© JUNGE FREIHEIT Verlag GmbH & Co. www.jungefreiheit.de 15/05 08. April 2005

"Ich habe einen wunden Punkt berührt"
Großbritannien: Erzbischof von Westminster entfacht Abtreibungsdebatte / Kritik an NS-Vergleich
Alexander Barti

Der römisch-katholische Erzbischof von Westminster, Cormac Kardinal Murphy-O'Connor, schrieb in einem Osterartikel für den Sunday Telegraph, die Kinderabtreibung führe zu einer Geburtenkontrolle im Stil der Nationalsozialisten. Die "entsetzliche Wahrheit" bestehe darin, daß in dieser Frage die Starken das Schicksal der Schwachen entscheiden. Denn Menschen würden von anderen Menschen instrumentalisiert. Das sei die Richtung, in welche die Eugenik gehe. "Wir wissen aus der deutschen Geschichte, wohin das führt."

Und obwohl in der britischen Presse historische Anspielungen nichts Ungewöhnliches sind, gab es auch in Großbritannien einen medialen Aufschrei über den NS-Vergleich - und somit die unterstellte Relativierung der NS-Verbrechen.
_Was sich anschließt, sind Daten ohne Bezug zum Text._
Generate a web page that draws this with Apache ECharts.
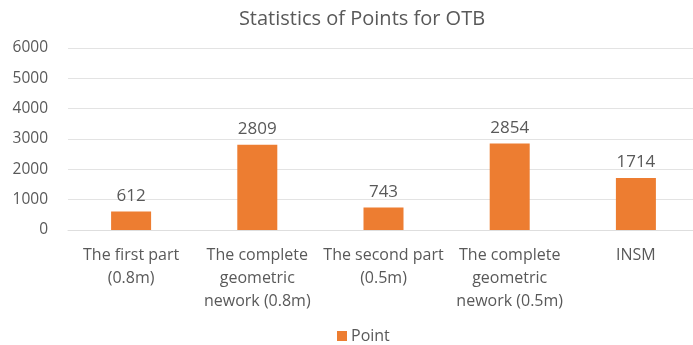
<!DOCTYPE html>
<html>
<head>
<meta charset="utf-8">
<script src="https://cdn.jsdelivr.net/npm/echarts@6/dist/echarts.min.js"></script>
<style>
    html, body { margin: 0; padding: 0; background: #fff; }
    #chart { width: 693px; height: 345px; }
</style>
</head>
<body>
<div id="chart"></div>
<script>
var categories = [
    'The first part\n(0.8m)',
    'The complete\ngeometric\nnework (0.8m)',
    'The second part\n(0.5m)',
    'The complete\ngeometric\nnework (0.5m)',
    'INSM'
];
var pointValues = [612, 2809, 743, 2854, 1714];
var seriesName = 'Point';

var textGray = '#595959';
var fontFam = '"Open Sans", "Noto Sans", sans-serif';

var myChart = echarts.init(document.getElementById('chart'));
var option = {
    animation: false,
    textStyle: { fontFamily: fontFam },
    title: {
        text: 'Statistics of Points for OTB',
        left: 357,
        textAlign: 'center',
        top: 4,
        textStyle: {
            fontFamily: fontFam,
            fontSize: 20,
            fontWeight: 'normal',
            color: textGray
        }
    },
    legend: {
        data: [seriesName],
        left: 332,
        top: 323,
        itemWidth: 10,
        itemHeight: 10,
        itemGap: 6,
        icon: 'rect',
        textStyle: { fontFamily: fontFam, fontSize: 16, color: textGray, padding: [0, 0, 0, -1] }
    },
    grid: {
        left: 68,
        top: 48,
        width: 631,
        height: 182,
        containLabel: false,
        outerBoundsMode: 'none'
    },
    xAxis: {
        type: 'category',
        data: categories,
        axisLine: { show: true, lineStyle: { color: '#dedede' } },
        axisTick: { show: false },
        axisLabel: {
            interval: 0,
            margin: 14,
            fontFamily: fontFam,
            fontSize: 16,
            lineHeight: 23,
            color: textGray
        }
    },
    yAxis: {
        type: 'value',
        min: 0,
        max: 6000,
        interval: 1000,
        axisLine: { show: false },
        axisTick: { show: false },
        axisLabel: {
            margin: 20,
            fontFamily: fontFam,
            fontSize: 15.5,
            color: textGray,
            formatter: function (v) { return String(v); }
        },
        splitLine: { lineStyle: { color: '#e3e3e3', width: 1 } }
    },
    series: [{
        name: seriesName,
        type: 'bar',
        data: pointValues,
        barWidth: 40,
        itemStyle: { color: '#ED7D31' },
        label: {
            show: true,
            position: 'top',
            distance: 7,
            fontFamily: fontFam,
            fontSize: 17,
            color: textGray
        }
    }]
};
myChart.setOption(option);
</script>
</body>
</html>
Anders als der Kölner Kardinal Meisner (JF 03-04/05) ging der 1932 geborene britische Kirchenfürst vor dem medialen Trommelfeuer jedoch nicht in Deckung, sondern zeigte sich froh darüber, daß er kritisch zum Thema Lebensschutz Stellung bezogen hatte: "Ich habe einen wunden Punkt berührt - wie auch die Umfragen in den Zeitungen beweisen - und damit vielen Leuten die Möglichkeit gegeben, ihren Unmut gegen die Tausenden Abtreibungen in unserem Land auszudrücken." Es sei "absolut legitim", solche Themen auf die politische Tagesordnung zu setzen, so Murphy-O'Connor.

In der Tat war der Osterkommentar des obersten Katholiken von England und Wales nicht die erste "katholische Provokation" dieser Art. Bereits zwei Wochen vorher hatte er in einem Interview sinngemäß erklärt, die Wähler sollten bedenken, ob sie abtreibungsfreundlichen Abgeordneten und Parteien ihre Stimme gäben. Aus Londoner Regierungskreisen hieß es daraufhin, Abtreibung sei eine Frage des Gewissens und dürfe nicht zum Wahlkampfthema gemacht werden.

Rabbi Jonathan Romain, Sprecher der britischen Reformsynagogen, zeigte sich - wie im Januar sein deutsches Pendant Paul Spiegel - über die Belehrung des Kardinals ebenfalls empört: "Ich bin absolut nicht einverstanden. Es ist unpassend, daß er das Bild der sechs Millionen benutzt." Man könne außerdem religiös und trotzdem für die Erlaubnis der Abtreibung sein.

Britische Lebensrechtsgruppen waren hingegen dankbar für die deutlichen Worte des Kardinals. Josephine Quintavalle, Gründerin des Comment On Reproductive Ethics (CORE) gratulierte Murphy-O'Connor: "Es ist sehr mutig von ihm, die Parallelen zwischen den sechs Millionen Toten unter den Nazis und den sechs Millionen abgetriebenen Ungeborenen in Großbritannien zu ziehen".

Und anders als in Deutschland sekundierten andere Kirchenfürsten dem britischen Purpurträger. Der Erzbischof von Birmingham, Vincent Nichols, forderte beispielsweise die Wähler direkt auf, ihre politischen Kandidaten bezüglich ihrer "Einstellung zum Leben" zu prüfen. Auch die britischen Konservativen scheinen das Thema für sich entdeckt zu haben. Tory-Chef Michael Howard sprach sich für eine Verkürzung der Abtreibungsfrist von 24 auf 20 Wochen aus, was von Murphy-O'Connor lobend erwähnt wurde. Dabei ist Howard gar kein Katholik. Sein Vater Bernat Hecht floh 1939 aus dem rumänischen Siebenbürgen, wo er sich als Kantor der Synagoge in Ruscova seines Lebens nicht mehr sicher war. Sohn Michael, für den nach eigenen Angaben jüdische Werte wichtig sind, rackerte sich aus bescheidenen Verhältnissen nach oben und will im Mai Tony Blair als Premier ablösen. Daß der 63jährige sich dann die äußerst liberale Abtreibungsregelung seines Landes vornimmt, darf man aber dennoch nicht hoffen - damit sind in Großbritannien keine Wahlen zu gewinnen.